Notable HPTLC devices such as the Linomat 5 and the Automatic TLC Sampler 4 (ATS 4) by CAMAG function very similarly by having the automated 'spray-on' sample application technique. This automated 'spray-on' technique is useful to overcome the uncertainty in droplet size and position when the sample is applied to the TLC plate by hand. Additionally, automation provides high resolution and narrow bands since the solvent evaporates immediately as the sample makes contact with the plate. One approach to automation has been the use of piezoelectric devices and inkjet printers for applying the sample. Alternatively, the Nanomat 4 and ATS 4 by CAMAG are manually operated where the sample is applied via spot application using a capillary pipette.

Upon chromatographic detection, HPTLC plates are usually developed in saturated twin-trough chambers with filter paper for optimal outcomes. However, flat-bottom chambers and horizontal-development chambers are also used for specific compounds. A general mechanism for the HPTLC device goes as follows. A fitted filter paper is placed in the rear trough of the chamber and the mobile phase is poured through the rear trough to ensure complete solvent absorption of the filter paper. The chamber is then tilted to ~45° so both troughs are equal in solvent volume and left alone to equilibrate for ~20 mins. Finally, the HPTLC plate is placed in the chamber to develop. Between each sample reading, the mobile phase and filter paper are changed to ensure the best outcomes.

The spot capacity (analogous to peak capacity in HPLC) can be increased by developing the plate with two different solvents, using two-dimensional chromatography. The procedure begins with development of a sample loaded plate with first solvent. After removing it, the plate is rotated 90° and developed with a second solvent.

== Applications ==
HPTLC finds extensive application in various fields, including pharmaceutical industries, clinical chemistry, forensic chemistry, biochemistry, cosmetology, food and drug analysis, environmental analysis, and more, owing to its numerous advantages.
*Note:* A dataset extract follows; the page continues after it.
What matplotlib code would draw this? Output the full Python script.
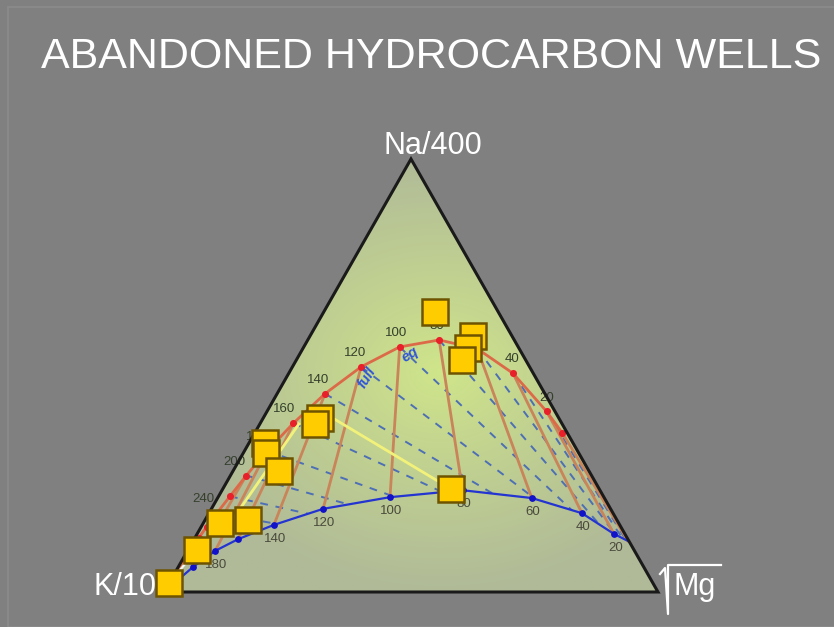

It distinguishes itself by being the only chromatographic method capable of presenting results as images and offers simplicity, cost-effectiveness, parallel analysis of samples, high sample capacity, rapid results, and the option for multiple detection methods.

Le Roux's research team assessed HPTLC for determining salbutamol serum levels in clinical trials and concluded that it is a suitable method for analyzing serum samples.

HPTLC has proven valuable in lichenology for analyzing and identifying lichen substances. Compared to standard TLC, the technique offers several advantages for screening lichen compounds: it allows twice as many samples to be run on one plate, requires significantly less solvent (4 mL per plate versus 250 mL), completes chromatographic separation in under 10 minutes per plate, and can detect substances at much lower concentrations. The method's increased sensitivity has enabled detection of previously unidentified lichen compounds and revealed greater chemical variation within lichen species. Since the early 1990s, HPTLC has been used as an improved alternative to standard TLC for routine screening of lichen substances, though proper plate drying is critical as the technique is more sensitive to atmospheric humidity than standard TLC.

HPTLC has also been used successfully in the separation of various lipid subclasses, with reproducible and promising results obtained for 20 different lipid subclasses. Numerous reports related to clinical medicine studies have been published in various journals. As a result, HPTLC is now strongly recommended for drug analysis in serum and other tissues.